This is why we can’t have nice things
‘Content is king’, that’s what they say. They don’t say ‘good content is king’ because that would be silly. If good content were king, then the Venn diagram of ‘things that are good’ and ‘things that sell a lot’ would be a circle. It’s not. We wouldn’t bother with different words for excellent and profitable, unless they were different things. In business terms, I’d rather have a shitty product and a great salesman then a great product and a shitty salesman. So what they should say is ‘Content that is good enough, is king.‘
|Hiatus going to hiate.|
If I like something, then I probably want more of it. This is how the TV channel Dave works, and it works very well. All of Top Gear, all of QI, that’s about it. This is also how piratebay works, because that means I can watch all of a thing in one go instead of being drip-fed it at the rate the advertisers and broadcasters have agreed on without ever even asking me once, the bastards. If, however, it costs a lot of time and money to make that thing that I like, then there’s going to be a disappointingly small amount of it for me to consume. Production is expensive.
The basic maths behind the delivery of digital media is that cost trends towards zero. This means that we end up with the position that media publishers are charging for something that costs nothing - a digital file. Making that file in the first place was of course massively expensive, but copying it? That costs nothing. And yet you, as a consumer, still get charged for it. Distribution is cheap.

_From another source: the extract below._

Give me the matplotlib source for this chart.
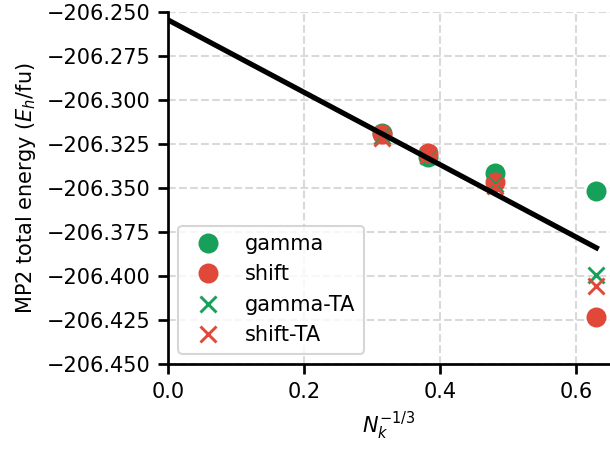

The internet’s ability to distribute digital files for close to no cost has already been hugely disruptive and will continue to rework the way that commerce in relation to these files is handled. So what would happen if you could also trend the cost of production towards zero?
I think you’re ok, no matter what anyone says
There are three entities capable of producing content. The first is professionals, the second is amateurs and the third is machines. We are used to professional content, that’s how pretty much everything on TV , the games we buy at retail, newspapers, magazines and books were made. It’s usually quite good, but it’s expensive. A lot of what we see on the internet is amateur content; YouTube videos, blogs, comics, comment threads, all that lovely crowd sourced stuff that hippies get so excited about. It’s cheap, but an awful lot of it is rubbish.
|Fly you fools!|
Because you’re clever, you’ve realised that I’m saving machine generated content for last because that’s the one I’m excited about. Well done you, you are completely right. See machines that produce content, once you’ve built them, make new content essentially for free. They trend the cost of production towards zero. And that is an astonishing thought.
Computer games have toyed about a bit with procedurally, automatically generated content for about ever. It’s never really worked very well. Puzzle games already sort of do this - you can pretty much play Tetris or Triple Town forever. But they don’t generate stories or objects or landscapes or characters, at least not in the traditional sense.
One day, they will. Computer generated content has to be juuust good enough and it will immediately find a place where quantity is what users want.
If at first you don’t succeed, complete this line yourself
There’s a fantastic snippet from a talk given by Kurt Vonnegut where he plots out some basic stories as graphs, showing how stories can be broken down into arcs where things get worse and arcs where things get better. He invites his audience to put these ideas into a computer. I’m not sure if anyone did.
Here, Dan Harmon, the writer of Community, discusses an algorithmic approach to writing stories, and it’s great. A chap called Dan Benmergui made a lovely little storytelling toy called, well, Storyteller, which lets you move people around and as you do so, the three panel story changes.
|Are you Thor about this?|
Stories have a shape, a shape that humans instinctively understand. This has been known for some time. And if that's true - and it seems it is - then it must be possible to get computers to make stories that humans find satisfying. The clues are all there. As yet, the case has not been cracked. If you can teach a computer to tell a story, you have a genuinely disruptive piece of technology. Not only would such a thing be able to trend production costs towards zero, if you have a machine capable of making content, of in some way telling stories itself, then you can make completely new kinds of experience. And that is the most exciting part of all.
If the story is told by a computer, it can be altered on the fly by the computer. These things have happened, so finish the story from here. If that's true, then you have genuinely interactive stories. Like an Uncle adapting his bed-time story to the whims and suggestions of his nieces and nephews, the story can go any way you want, change to suit the desires of the user, turn on a dime and still reach a satisfying conclusion. Is it a story? Is it a game? Who cares?
Ahh, the future. Makes you feel all warm inside, no?